Thursday, May 21, 2015

Wright brothers soar in our imaginations -- May 21, 2015 column


Perhaps no Memorial Day has been as quietly momentous as May 30, 1899.

One hundred and 16 years ago, on what was then called Decoration Day, Wilbur Wright, 32, of Dayton, Ohio, sat down and wrote a letter by hand that literally changed the course of history.

He asked the Smithsonian Institution in Washington for all the papers the Smithsonian had published on aviation and a list of other works in English on the subject. He intended, he said, to devote whatever time he could spare from his bicycle shop to the systematic study of human flight.

Aware that his plan would seem far-fetched, since most people believed man wasn’t meant to fly and it was folly to try, Wright wrote:

“I am an enthusiast, but not a crank in the sense that I have some pet theories as to the proper construction of a flying machine.”

Amazingly, the Smithsonian responded and sent pamphlets and a list. Wilbur and his younger brother Orville began their studies.

They worked tirelessly -- from studying birds in flight to conquering the technical and mechanical challenges of building a flyer. Four and a half years later, on a sandy beach in North Carolina the brothers piloted the first sustained flights of a heavier-than-air machine.

Who the brothers were, how it all happened and what came next make the compelling story biographer David McCullough tells in “The Wright Brothers.” The book debuts at No. 1 in both the print and e-book nonfiction and hardback nonfiction categories in the May 24 New York Times Book Review.

We may not agree on much in this cantankerous country, but I’ll hazard a guess on one thing: Everybody loves a story of the American dream. It’s hard to resist a tale of American ingenuity, hard work, courage and perseverance, especially when it ends in unequivocal success.

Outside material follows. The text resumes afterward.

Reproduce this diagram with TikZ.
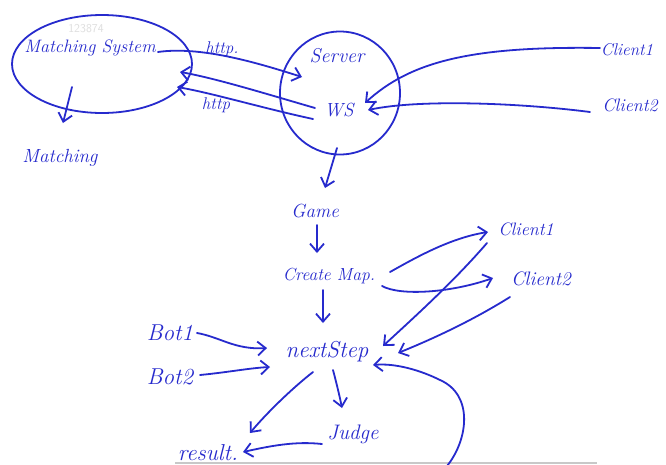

The Wrights surmounted so many obstacles on their path that their triumph seems made for TV.  Indeed, Tom Hanks scooped up the rights for an HBO miniseries even before the book was released May 5.

That a man could take to the air like a bird was such an absurd notion that many considered the Wrights odd. The brothers were inseparable and never married. They shared the family house, cooking duties and a bank account.

They had “no college education, no formal technical training, no experience working with anyone other than themselves, no friends in high places, no financial backers, no government subsidies, and little money of their own,” McCullough writes.

Yet they never gave up.

They persisted despite the difficulty in shipping their flying machines in parts to the remote Outer Banks coast and in combating relentless swarms of mosquitoes, unpredictable weather and the occasional lack of wind. 

They persevered despite the real possibility that they would die trying, as had other aviator pioneers. Orville nearly did die in a crash that took the life of his passenger, the first death in aviation history.

What they did have was a dream coupled with energy, courage and the spark of genius. They worked six days a week.  Neither they nor their father, a traveling preacher, had a high school diploma, but their father had a substantial library. The boys and their sister Katharine read voraciously on all subjects.

They also pondered, thought through problems, and when they failed experimented some more. And they wrote things out. By hand. And here’s another thing that distinguishes the Wrights:  

“Seldom ever did any one of the Wrights – father, sons, daughter – put anything down on paper that was dull or pointless or poorly expressed,” McCullough says.

When the brothers made their first successful flights in Kitty Hawk, N.C., Dec. 17, 1903, no reporters were there. A “ludicrously inaccurate” news story “concocted” by the Virginian-Pilot in Norfolk ran in  several newspapers around the country, McCullough writes.

A sampling of the news coverage on the Library of Congress’ site includes the story in the Richmond (Va.) Dispatch, on page 5, headlined “A Machine That Flies.”   

When the world finally took notice, the Wright brothers became larger than life, first in France and Europe, then in the United States. By all accounts, the celebrities never let wealth and fame go to their heads.

They grasped as inspiration the idea that man could soar with the birds and applied dogged determination until it happened.

This summer, the heroic Wright brothers are again lifting Americans’ spirits.